Quasiparticle scattering in a superconductor near a nematic critical point: resonance mode and multiple attractive channels

TL;DR

This paper studies how soft nematic fluctuations influence quasiparticle scattering in a 2D superconductor, revealing a complex spectral structure due to competing pairing channels and nematic resonance effects.

Contribution

It introduces a detailed analysis of quasiparticle scattering near a nematic critical point, highlighting the role of multiple pairing channels and nematic resonance in shaping the spectral features.

Findings

Scattering rate is significantly altered by all pairing channels beyond the gap.

Spectral features include a 'peak-peak-dip-hump' structure similar to cuprates.

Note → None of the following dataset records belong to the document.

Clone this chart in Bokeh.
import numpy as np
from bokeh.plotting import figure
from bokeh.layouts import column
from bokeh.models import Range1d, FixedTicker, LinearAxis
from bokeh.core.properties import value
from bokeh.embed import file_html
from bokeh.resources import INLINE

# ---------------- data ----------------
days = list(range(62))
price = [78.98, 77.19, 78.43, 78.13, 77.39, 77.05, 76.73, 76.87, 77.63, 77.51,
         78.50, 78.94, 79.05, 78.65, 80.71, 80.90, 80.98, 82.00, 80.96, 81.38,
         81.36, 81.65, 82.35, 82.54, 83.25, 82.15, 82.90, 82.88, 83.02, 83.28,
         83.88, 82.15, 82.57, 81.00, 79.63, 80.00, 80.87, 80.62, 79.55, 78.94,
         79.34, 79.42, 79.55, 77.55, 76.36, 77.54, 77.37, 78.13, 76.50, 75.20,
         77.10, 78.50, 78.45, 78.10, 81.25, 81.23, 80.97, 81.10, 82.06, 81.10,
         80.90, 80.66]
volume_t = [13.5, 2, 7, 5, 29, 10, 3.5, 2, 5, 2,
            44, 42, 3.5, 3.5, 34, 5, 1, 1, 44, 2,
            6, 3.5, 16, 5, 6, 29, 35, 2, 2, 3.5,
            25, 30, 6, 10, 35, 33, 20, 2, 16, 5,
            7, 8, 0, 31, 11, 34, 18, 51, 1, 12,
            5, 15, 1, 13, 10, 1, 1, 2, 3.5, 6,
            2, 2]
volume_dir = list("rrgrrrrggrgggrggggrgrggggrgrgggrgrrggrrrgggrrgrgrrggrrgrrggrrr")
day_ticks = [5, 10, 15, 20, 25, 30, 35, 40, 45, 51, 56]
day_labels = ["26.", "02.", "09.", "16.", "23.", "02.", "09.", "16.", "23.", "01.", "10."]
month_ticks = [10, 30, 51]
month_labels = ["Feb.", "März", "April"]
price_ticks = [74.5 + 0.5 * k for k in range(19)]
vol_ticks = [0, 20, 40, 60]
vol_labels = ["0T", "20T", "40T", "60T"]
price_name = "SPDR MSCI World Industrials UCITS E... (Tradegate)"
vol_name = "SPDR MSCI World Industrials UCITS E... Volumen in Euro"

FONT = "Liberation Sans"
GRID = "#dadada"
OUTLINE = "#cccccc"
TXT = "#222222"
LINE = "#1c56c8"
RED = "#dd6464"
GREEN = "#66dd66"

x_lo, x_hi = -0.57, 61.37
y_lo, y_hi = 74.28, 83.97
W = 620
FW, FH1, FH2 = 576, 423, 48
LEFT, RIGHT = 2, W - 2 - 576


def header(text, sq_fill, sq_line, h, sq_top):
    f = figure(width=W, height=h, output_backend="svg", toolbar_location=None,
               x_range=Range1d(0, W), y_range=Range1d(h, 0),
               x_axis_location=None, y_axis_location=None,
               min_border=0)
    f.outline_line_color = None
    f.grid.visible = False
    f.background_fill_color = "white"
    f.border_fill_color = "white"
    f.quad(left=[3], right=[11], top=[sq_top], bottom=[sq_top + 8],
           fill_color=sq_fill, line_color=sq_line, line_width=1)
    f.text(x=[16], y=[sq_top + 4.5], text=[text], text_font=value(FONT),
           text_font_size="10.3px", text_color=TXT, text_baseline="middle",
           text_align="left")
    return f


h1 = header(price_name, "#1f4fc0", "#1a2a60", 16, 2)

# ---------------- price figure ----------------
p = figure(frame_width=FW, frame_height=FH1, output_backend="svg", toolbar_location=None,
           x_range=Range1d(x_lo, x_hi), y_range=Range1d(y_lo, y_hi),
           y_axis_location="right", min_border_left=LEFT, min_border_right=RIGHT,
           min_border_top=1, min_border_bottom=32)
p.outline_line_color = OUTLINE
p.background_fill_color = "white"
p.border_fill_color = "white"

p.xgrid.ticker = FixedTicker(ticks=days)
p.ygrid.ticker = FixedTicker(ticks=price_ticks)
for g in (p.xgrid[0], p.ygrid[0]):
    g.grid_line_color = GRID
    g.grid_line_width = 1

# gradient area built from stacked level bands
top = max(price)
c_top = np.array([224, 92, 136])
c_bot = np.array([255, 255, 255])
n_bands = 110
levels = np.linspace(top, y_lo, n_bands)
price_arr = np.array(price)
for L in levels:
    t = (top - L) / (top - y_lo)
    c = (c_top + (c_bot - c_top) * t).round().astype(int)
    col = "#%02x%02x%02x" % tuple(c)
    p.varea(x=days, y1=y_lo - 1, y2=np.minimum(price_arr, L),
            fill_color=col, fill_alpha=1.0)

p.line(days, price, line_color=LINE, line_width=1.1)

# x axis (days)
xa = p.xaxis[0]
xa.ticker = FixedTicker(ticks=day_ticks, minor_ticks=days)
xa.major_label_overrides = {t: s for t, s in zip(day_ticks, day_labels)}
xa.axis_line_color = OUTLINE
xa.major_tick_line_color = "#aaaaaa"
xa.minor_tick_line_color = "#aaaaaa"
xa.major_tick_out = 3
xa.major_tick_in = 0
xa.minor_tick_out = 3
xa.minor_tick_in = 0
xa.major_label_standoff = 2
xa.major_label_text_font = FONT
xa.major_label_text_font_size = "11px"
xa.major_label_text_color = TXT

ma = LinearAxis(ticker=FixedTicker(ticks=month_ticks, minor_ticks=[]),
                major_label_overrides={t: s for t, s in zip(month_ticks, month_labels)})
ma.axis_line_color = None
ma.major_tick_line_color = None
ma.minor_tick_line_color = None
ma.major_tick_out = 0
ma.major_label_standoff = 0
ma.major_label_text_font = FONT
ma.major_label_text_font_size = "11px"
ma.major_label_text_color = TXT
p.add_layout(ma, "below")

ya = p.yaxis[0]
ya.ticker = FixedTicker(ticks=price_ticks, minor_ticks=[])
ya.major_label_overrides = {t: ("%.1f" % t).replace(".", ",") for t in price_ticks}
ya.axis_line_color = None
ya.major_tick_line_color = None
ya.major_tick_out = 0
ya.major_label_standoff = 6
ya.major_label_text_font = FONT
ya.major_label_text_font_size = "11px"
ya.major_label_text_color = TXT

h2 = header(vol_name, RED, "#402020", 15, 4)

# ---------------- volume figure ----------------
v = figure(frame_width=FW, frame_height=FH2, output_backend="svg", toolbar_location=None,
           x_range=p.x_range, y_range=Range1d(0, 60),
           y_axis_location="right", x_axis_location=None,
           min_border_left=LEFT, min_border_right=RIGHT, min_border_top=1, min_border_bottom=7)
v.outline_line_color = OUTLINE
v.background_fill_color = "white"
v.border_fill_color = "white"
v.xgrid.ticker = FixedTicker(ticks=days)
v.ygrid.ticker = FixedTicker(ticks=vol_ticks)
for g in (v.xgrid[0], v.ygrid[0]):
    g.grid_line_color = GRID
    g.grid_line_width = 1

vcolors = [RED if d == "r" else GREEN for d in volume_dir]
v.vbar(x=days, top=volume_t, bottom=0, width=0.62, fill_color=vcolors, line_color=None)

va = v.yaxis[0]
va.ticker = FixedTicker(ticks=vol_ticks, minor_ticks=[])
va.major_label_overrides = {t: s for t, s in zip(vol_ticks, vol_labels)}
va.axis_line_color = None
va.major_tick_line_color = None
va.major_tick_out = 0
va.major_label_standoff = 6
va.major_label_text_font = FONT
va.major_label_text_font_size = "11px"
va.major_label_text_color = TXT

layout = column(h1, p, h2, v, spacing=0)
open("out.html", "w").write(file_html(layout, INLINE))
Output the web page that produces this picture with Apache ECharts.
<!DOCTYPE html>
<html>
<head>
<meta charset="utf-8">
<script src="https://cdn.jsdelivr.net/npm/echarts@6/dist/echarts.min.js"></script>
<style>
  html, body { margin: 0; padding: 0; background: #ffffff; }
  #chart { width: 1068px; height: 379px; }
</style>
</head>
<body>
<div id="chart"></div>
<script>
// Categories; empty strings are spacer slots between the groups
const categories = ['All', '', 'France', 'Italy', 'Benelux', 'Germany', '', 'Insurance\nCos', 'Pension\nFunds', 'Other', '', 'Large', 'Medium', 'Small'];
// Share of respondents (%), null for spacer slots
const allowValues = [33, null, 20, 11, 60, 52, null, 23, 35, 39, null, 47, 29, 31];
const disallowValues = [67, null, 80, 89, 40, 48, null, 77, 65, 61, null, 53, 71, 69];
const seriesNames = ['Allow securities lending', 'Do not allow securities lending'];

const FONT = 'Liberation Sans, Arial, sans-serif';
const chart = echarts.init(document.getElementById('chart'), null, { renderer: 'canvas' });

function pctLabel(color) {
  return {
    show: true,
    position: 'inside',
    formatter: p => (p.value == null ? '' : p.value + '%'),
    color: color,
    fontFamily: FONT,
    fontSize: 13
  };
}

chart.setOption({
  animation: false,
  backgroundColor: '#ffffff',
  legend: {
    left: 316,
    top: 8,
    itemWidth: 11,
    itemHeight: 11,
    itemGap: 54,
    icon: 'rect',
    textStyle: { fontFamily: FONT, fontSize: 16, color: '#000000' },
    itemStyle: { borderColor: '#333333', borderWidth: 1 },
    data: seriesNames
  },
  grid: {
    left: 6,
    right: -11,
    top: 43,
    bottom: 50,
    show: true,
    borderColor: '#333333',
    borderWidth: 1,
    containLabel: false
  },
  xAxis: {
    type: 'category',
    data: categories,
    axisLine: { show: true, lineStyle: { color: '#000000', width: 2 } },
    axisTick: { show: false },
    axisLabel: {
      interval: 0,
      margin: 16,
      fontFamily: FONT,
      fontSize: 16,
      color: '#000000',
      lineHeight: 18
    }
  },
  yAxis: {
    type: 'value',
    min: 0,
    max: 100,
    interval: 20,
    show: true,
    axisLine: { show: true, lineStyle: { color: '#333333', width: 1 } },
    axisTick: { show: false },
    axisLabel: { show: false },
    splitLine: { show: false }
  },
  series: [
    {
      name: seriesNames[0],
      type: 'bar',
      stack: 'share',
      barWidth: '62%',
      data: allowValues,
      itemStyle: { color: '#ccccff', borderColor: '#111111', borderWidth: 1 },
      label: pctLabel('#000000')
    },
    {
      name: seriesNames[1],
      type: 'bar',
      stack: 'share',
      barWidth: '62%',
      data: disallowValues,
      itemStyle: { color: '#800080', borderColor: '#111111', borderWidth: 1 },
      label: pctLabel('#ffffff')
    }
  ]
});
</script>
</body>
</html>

Nematic resonance and competing channels determine the energy-dependent scattering behavior.

Abstract

We analyze the scattering rate for 2D fermions interacting via soft nematic fluctuations. The ground state is an s-wave superconductor, but other pairing channels are almost equally attractive. This strongly alters the scattering rate: At energies beyond the pairing gap $\Delta$, it is renormalized by contributions from all pairing channels. At energies of order $\Delta$, it is determined by the competition between scattering into a gapped continuum and dispersing nematic resonance. The outcome is a "peak-peak-dip-hump" spectrum, similar, but not identical, to the "peak-dip-hump" structure in the cuprates.